Exception patterns are a kind of syntactic sugar. Consider this code for example:

match e with
  | p1 -> e1
  | exception p2 -> e2
  | p3 -> e3
  | exception p4 -> e4

We can rewrite the code to eliminate the exception pattern:

try 
  match e with
    | p1 -> e1
    | p3 -> e3
with
  | p2 -> e2
  | p4 -> e4

In general if there are both exception and non-exception patterns, evaluation proceeds as follows: try evaluating e. If it produces an exception packet, use the exception patterns from the original match expression to handle that packet. If it doesn’t produce an exception packet but instead produces a non-exception value, use the non-exception patterns from the original match expression to match that value.

3.10.4. Exceptions and OUnit#

If it is part of a function’s specification that it raises an exception, you might want to write OUnit tests that check whether the function correctly does so. Here’s how to do that:

open OUnit2

let tests = "suite" >::: [
    "empty" >:: (fun _ -> assert_raises (Failure "hd") (fun () -> List.hd []));
  ]

let _ = run_test_tt_main tests

The expression assert_raises exn (fun () -> e) checks to see whether expression e raises exception exn. If so, the OUnit test case succeeds, otherwise it fails.
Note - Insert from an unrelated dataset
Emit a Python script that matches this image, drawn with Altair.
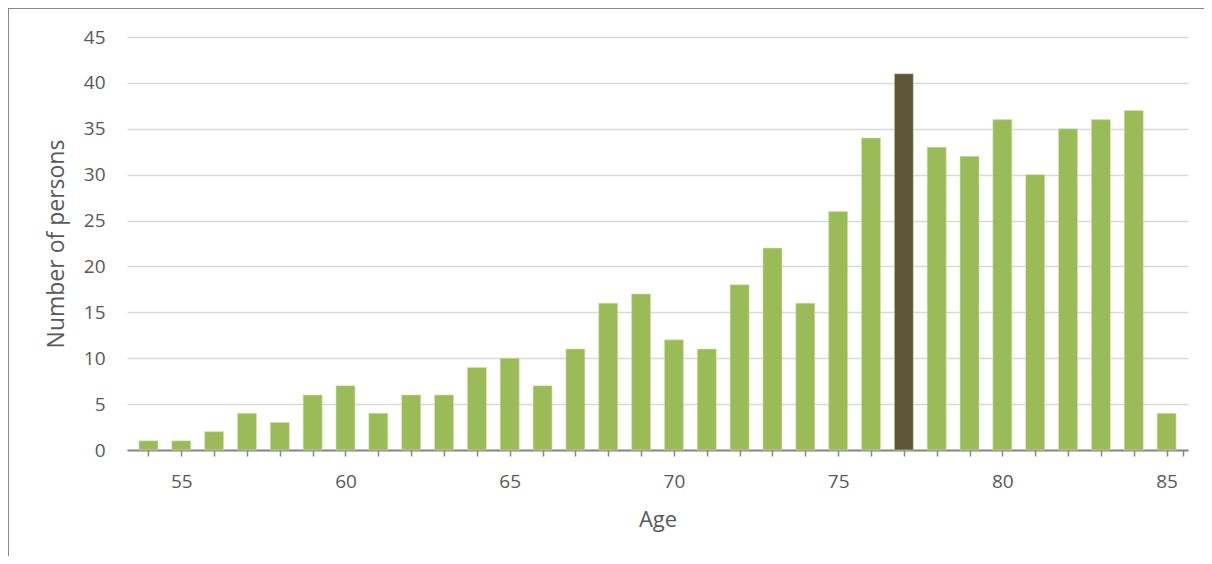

Note that the second argument of assert_raises is a function of type unit -> 'a, sometimes called a “thunk”. It may seem strange to write a function with this type—the only possible input is ()—but this is a common pattern in functional languages to suspend or delay the evaluation of a program. In this case, we want assert_raises to evaluate List.hd [] when it is ready. If we evaluated List.hd [] immediately, assert_raises would not be able to check if the right exception is raised. We’ll learn more about thunks in a later chapter.

Warning

A common error is to forget the (fun () -> ...) around e. If you make this mistake, the program may still typecheck but the OUnit test case will fail: without the extra anonymous function, the exception is raised before assert_raises ever gets a chance to handle it.